What the experts are saying:
“Mortgage rates decreased for the second week in a row due to multiple headwinds that the economy is facing,” said Sam Khater, Freddie Mac’s chief economist. “Despite the recent moderation in rates, the housing market has clearly slowed, and the deceleration is spreading to other segments of the economy, such as consumer spending on durable goods.”
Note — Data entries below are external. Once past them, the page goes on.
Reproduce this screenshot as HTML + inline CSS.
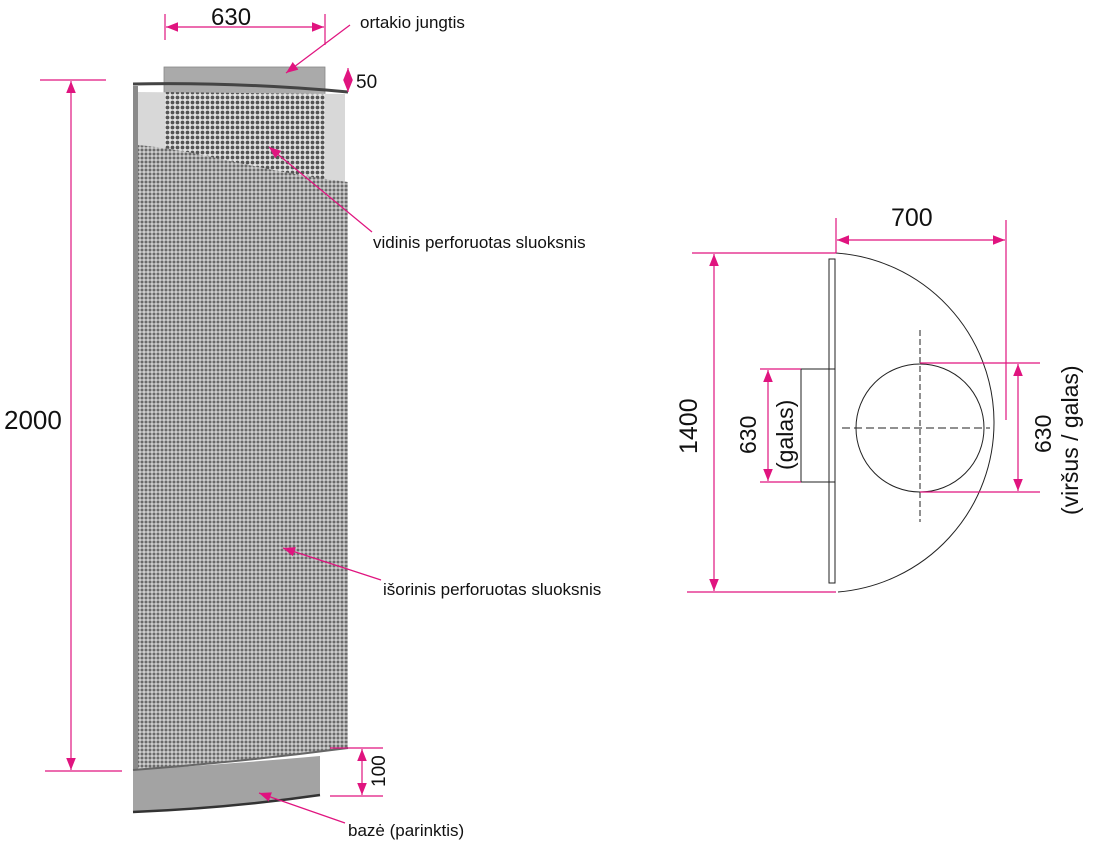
<!DOCTYPE html>
<html><head><meta charset="utf-8"><style>
html,body{margin:0;padding:0;background:#fff;}
svg{display:block;}
text{font-family:"Liberation Sans",sans-serif;fill:#111;}
</style></head><body>
<svg width="1097" height="851" viewBox="0 0 1097 851" xmlns="http://www.w3.org/2000/svg">
<defs>
<pattern id="perf" width="4" height="4" patternUnits="userSpaceOnUse">
<rect width="4" height="4" fill="#cfcfcf"/>
<circle cx="2" cy="2" r="1.5" fill="#6a6a6a"/>
</pattern>
<pattern id="perf2" width="5" height="5" patternUnits="userSpaceOnUse">
<rect width="5" height="5" fill="#e4e4e4"/>
<circle cx="2.5" cy="2.5" r="1.9" fill="#555"/>
</pattern>
<marker id="ar" viewBox="0 0 10 10" refX="10" refY="5" markerWidth="12" markerHeight="12" orient="auto-start-reverse" markerUnits="userSpaceOnUse">
<path d="M0,1 L10,5 L0,9 z" fill="#e0147f"/>
</marker>
</defs>

<rect x="164" y="67" width="161" height="28" fill="#aaa" stroke="#888" stroke-width="0.8"/>
<path d="M137,92 L345,94 L345,185 L137,185 z" fill="#d8d8d8"/>
<path d="M165,92 L325,94 L325,185 L165,185 z" fill="url(#perf2)"/>
<path d="M137,145 C200,150 250,170 348,182 L348,748 Q250,762 137,770 z" fill="url(#perf)"/>
<rect x="133" y="86" width="5" height="684" fill="#8a8a8a"/>
<path d="M133,84 Q240,82 348,92" stroke="#444" stroke-width="3" fill="none"/>
<path d="M133,770 Q230,764 320,756 L320,795 Q230,808 133,812 z" fill="#a3a3a3"/>
<path d="M133,770 Q240,762 348,748" stroke="#666" stroke-width="2" fill="none"/>
<path d="M133,812 Q230,808 320,795" stroke="#333" stroke-width="2.5" fill="none"/>

<g stroke="#e0147f" stroke-width="1.2" fill="none">
<line x1="165" y1="14" x2="165" y2="40"/><line x1="325" y1="14" x2="325" y2="45"/>
<line x1="166" y1="27" x2="324" y2="27" marker-start="url(#ar)" marker-end="url(#ar)"/>
<line x1="348" y1="68" x2="348" y2="92" marker-start="url(#ar)" marker-end="url(#ar)"/>
<line x1="40" y1="80" x2="106" y2="80"/><line x1="45" y1="771" x2="122" y2="771"/>
<line x1="71" y1="81" x2="71" y2="770" marker-start="url(#ar)" marker-end="url(#ar)"/>
<line x1="330" y1="748" x2="383" y2="748"/><line x1="330" y1="796" x2="383" y2="796"/>
<line x1="362" y1="749" x2="362" y2="795" marker-start="url(#ar)" marker-end="url(#ar)"/>
<line x1="350" y1="25" x2="286" y2="73" marker-end="url(#ar)"/>
<line x1="372" y1="232" x2="269" y2="147" marker-end="url(#ar)"/>
<line x1="381" y1="580" x2="283" y2="548" marker-end="url(#ar)"/>
<line x1="345" y1="823" x2="259" y2="793" marker-end="url(#ar)"/>
</g>
<text x="211" y="25" font-size="24">630</text>
<text x="356" y="88" font-size="19">50</text>
<text x="4" y="429" font-size="26">2000</text>
<text transform="translate(385,787) rotate(-90)" font-size="19">100</text>
<text x="360" y="28" font-size="17">ortakio jungtis</text>
<text x="373" y="248" font-size="17">vidinis perforuotas sluoksnis</text>
<text x="383" y="595" font-size="17">išorinis perforuotas sluoksnis</text>
<text x="348" y="836" font-size="17">bazė (parinktis)</text>

<g stroke="#222" stroke-width="1" fill="none">
<path d="M836,253 A170,170 0 0 1 838,592"/>
<rect x="829" y="259" width="6" height="324"/>
<rect x="801" y="369" width="34" height="113"/>
<circle cx="920" cy="428" r="64"/>
<line x1="842" y1="428" x2="990" y2="428" stroke-dasharray="8,4"/>
<line x1="920" y1="330" x2="920" y2="522" stroke-dasharray="6,3"/>
</g>
<g stroke="#e0147f" stroke-width="1.2" fill="none">
<line x1="836" y1="218" x2="836" y2="253"/><line x1="1006" y1="220" x2="1006" y2="420"/>
<line x1="837" y1="240" x2="1005" y2="240" marker-start="url(#ar)" marker-end="url(#ar)"/>
<line x1="692" y1="253" x2="836" y2="253"/><line x1="687" y1="592" x2="836" y2="592"/>
<line x1="714" y1="254" x2="714" y2="591" marker-start="url(#ar)" marker-end="url(#ar)"/>
<line x1="760" y1="369" x2="801" y2="369"/><line x1="760" y1="482" x2="801" y2="482"/>
<line x1="768" y1="370" x2="768" y2="481" marker-start="url(#ar)" marker-end="url(#ar)"/>
<line x1="920" y1="363" x2="1040" y2="363"/><line x1="920" y1="492" x2="1040" y2="492"/>
<line x1="1018" y1="364" x2="1018" y2="491" marker-start="url(#ar)" marker-end="url(#ar)"/>
</g>
<text x="891" y="226" font-size="25">700</text>
<text transform="translate(697,454) rotate(-90)" font-size="25">1400</text>
<text transform="translate(756,454) rotate(-90)" font-size="23">630</text>
<text transform="translate(793,470) rotate(-90)" font-size="23">(galas)</text>
<text transform="translate(1051,453) rotate(-90)" font-size="23">630</text>
<text transform="translate(1078,515) rotate(-90)" font-size="23">(viršus / galas)</text>
</svg>
</body></html>
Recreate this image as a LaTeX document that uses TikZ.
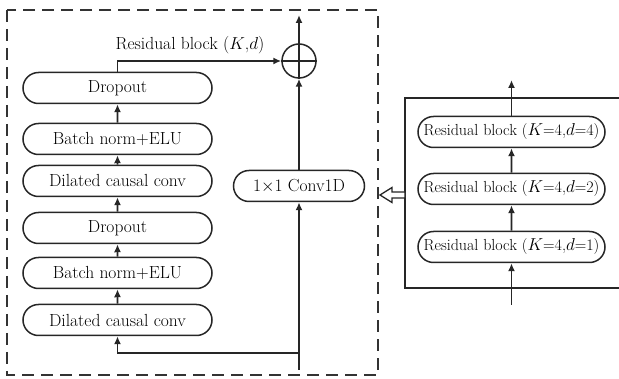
\documentclass[tikz,border=0pt]{standalone}
\usetikzlibrary{arrows.meta,shapes.misc}
\begin{document}
\begin{tikzpicture}[x=1pt,y=-1pt,
  ln/.style={line width=1.6pt,draw=black!85},
  arr/.style={ln,-{Latex[length=8pt,width=7pt]}},
  txt/.style={font=\fontsize{17.5}{19}\selectfont},
  rtxt/.style={font=\fontsize{16}{18}\selectfont},
  blk/.style={rounded rectangle,draw=black!85,line width=1.5pt,minimum width=189pt,minimum height=31pt,inner sep=0pt,txt},
  rblk/.style={blk,minimum width=187pt,rtxt}]
\useasboundingbox (0,0) rectangle (619,379);
% dashed frame
\draw[line width=1.6pt,draw=black!80,dash pattern=on 12pt off 7pt] (7,10) rectangle (378,375);
% left column
\node[blk] (dc1) at (117.5,320) {Dilated causal conv};
\node[blk] (bn1) at (117.5,273) {Batch norm+ELU};
\node[blk] (do1) at (117.5,228) {Dropout};
\node[blk] (dc2) at (117.5,181) {Dilated causal conv};
\node[blk] (bn2) at (117.5,139) {Batch norm+ELU};
\node[blk] (do2) at (117.5,88) {Dropout};
\node[blk,minimum width=131pt] (conv) at (299,186) {1$\times$1 Conv1D};
\node[circle,draw=black!85,line width=1.5pt,minimum size=34pt,inner sep=0pt] (sum) at (299,61) {};
\draw[ln] (sum.north) -- (sum.south) (sum.west) -- (sum.east);
\coordinate (in) at (299,370);
\coordinate (out) at (299,15);
\coordinate (split) at (299,353);
\coordinate (turn) at (117.5,61);
\draw[arr] (in) -- (conv.south);
\draw[arr] (split) -| (dc1.south);
\draw[arr] (dc1) -- (bn1);
\draw[arr] (bn1) -- (do1);
\draw[arr] (do1) -- (dc2);
\draw[arr] (dc2) -- (bn2);
\draw[arr] (bn2) -- (do2);
\draw[arr] (conv.north) -- (sum.south);
\draw[arr] (do2.north) -- (turn) -- (sum.west);
\draw[arr] (sum.north) -- (out);
\node[txt] (lab) at (190,45) {Residual block ($K$,$d$)};
% right box
\coordinate (rtl) at (405,98);
\coordinate (rbl) at (405,288);
\draw[ln] (619,98) -- (rtl) -- (rbl) -- (619,288);
\node[rblk] (r1) at (511.5,247) {Residual block ($K$=4,$d$=1)};
\node[rblk] (r2) at (511.5,189) {Residual block ($K$=4,$d$=2)};
\node[rblk] (r3) at (511.5,132) {Residual block ($K$=4,$d$=4)};
\coordinate (rin) at (511.5,305);
\coordinate (rout) at (511.5,80);
\draw[arr] (rin) -- (r1.south);
\draw[arr] (r1) -- (r2);
\draw[arr] (r2) -- (r3);
\draw[arr] (r3.north) -- (rout);
% hollow arrow
\draw[line width=1.3pt,draw=black!85,fill=white,line join=miter] (405,192) -- (392,192) -- (392,187.5) -- (380,195) -- (392,202.5) -- (392,198) -- (405,198) -- cycle;
\end{tikzpicture}
\end{document}
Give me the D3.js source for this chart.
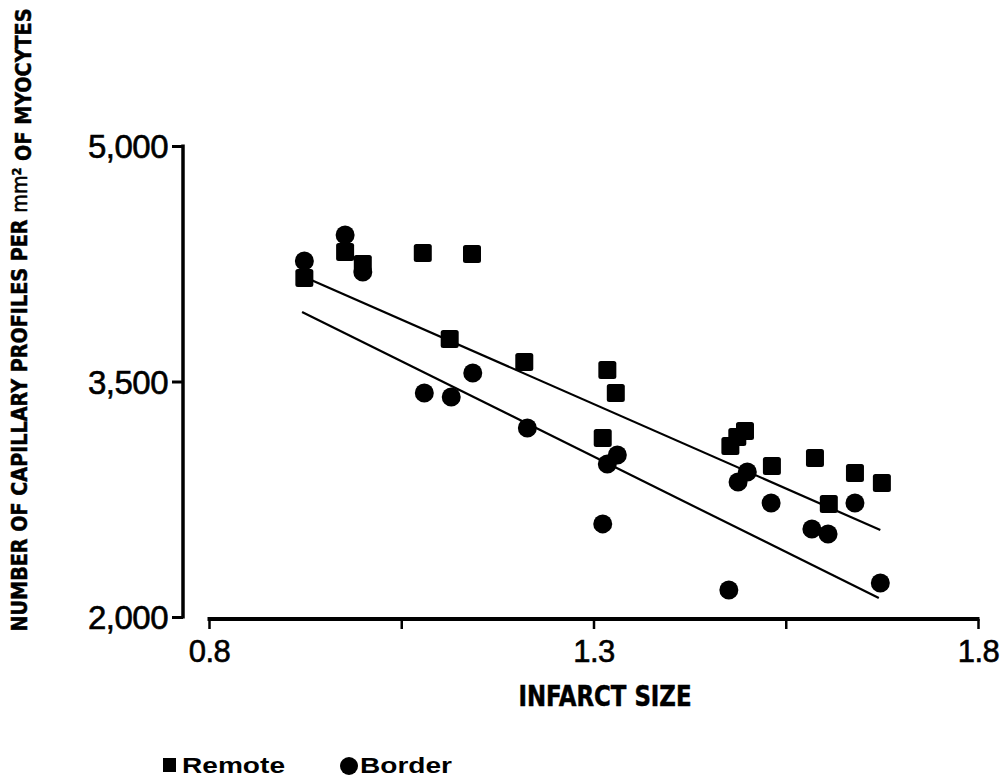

Realtor.com Senior Economic Research Analyst, Joel Berner, commented, “The Freddie Mac fixed rate for a 30-year mortgage fell for the second week in a row from 5.25% to 5.10%, following Tuesday morning’s sharp dip in the 10-year Treasury. Yields quickly fell 14 basis points from the day’s open, and have hovered around 2.75% since. Investors taking part in the stock market sell-off of the past 5 weeks have shifted their attention to the debt market, driving up prices on T-bills and mortgage-backed securities. This allowed mortgage rates to fall, even amid inflation-cooling policies initiated by the Federal Reserve. Despite the retreat of the last two weeks, the 30-year fixed rate is still 215 basis points higher than it was this week last year: 2.95%. In practical terms, a monthly payment on the same $300,000 30-year fixed rate mortgage is $372 more than it would have been at last year’s rate, but anyone shopping in today’s market will note that $300,000 today doesn’t buy what it used to. The cost of financing a home purchased at the median listing price and current mortgage rate today compared to one year ago is $751 higher, a jump of 48% stemming from the combined impact of higher rates and home prices.
“Mortgage rates leveling off is a lifeline for prospective homebuyers already dealing with inflation and record-high listing prices, and welcome news for the housing market at large. The spike in the cost of home financing over the last 4 months has led to a 4-month slide in new home sales and a 3-month slide in existing home sales. The current slowdown in the market, while increasing the number of homes for sale, may actually exacerbate the existing overall housing shortage in the long term, if the news causes builders to pull back. New construction data shows that completed homes, ready for sale, dropped 5.1% from the prior month, and were 8.6% below April 2021. Homebuilder sentiment, as measured this month by the National Association of Home Builders’ Housing Market Index, is down 10.4% from May of last year and at its lowest level since the early days of the pandemic. Dark and stormy is the current mood, but a period of steadier rates below recent highs will give buyers, sellers, and builders alike the time to adjust to the new financial environment.”